I wanted to make the gate mostly square, but I kept holding it up to the actual spot where it belonged in the fence to make sure it would match the slight slope. This is why there is a little excess material between the halves to be cut off later on.
The next step was to deal with the diagonal cross brace. I cut a diagonal on the miter saw to an angle I eyeballed, and then sat it under the gate as shown. I was then able to simply mark where it intersects the other end of the gate with a pencil and lop that off with the miter saw. Easy peasy.
I was able to use a couple of screws to hold the diagonal halves together while I screwed them against the gate. I used the right-angle extension pictured to help with this. The goal was to put screws straight down through the diagonal and into the bottom piece. I drilled pilot holes first, which I HIGHLY recommend, to make sure the screws went where I wanted, rather than splitting apart the wood.
Once this was all complete, the gate was ready to be installed on the fence. (After a little trimming of the halves, of course.)

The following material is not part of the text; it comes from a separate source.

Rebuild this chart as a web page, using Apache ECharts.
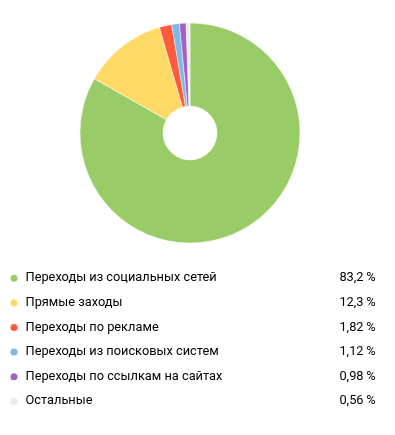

Installing the gate is pretty straightforward. I used a thin piece of plywood I had laying around under the gate to hold it straight and give some clearance underneath. Then, I simply screwed in the pair of hinges I bought at the big box store. The gate is aligned and has plenty of clearance. Once it’s screwed in, you can chuck the temporary brace piece. I also installed a small gate latch to hold it closed.
One issue I noticed was that since the latch is at the top of the gate, you can push on the bottom and have it bend in much further than I liked. I probably could have designed it to have a rabbet or something to handle this, but I added a stop block instead. Basically, I just cut a small piece of 2×4 and screwed it in where I wanted the bottom corner of the gate to stop. Between this and the latch, the gate does not push in very easily, so there’s no fear of a dog or accidental kick damaging anything.
And with that, the gate is all wrapped up.
Once you’re all done, you can add some raised beds and mulch to finish the look.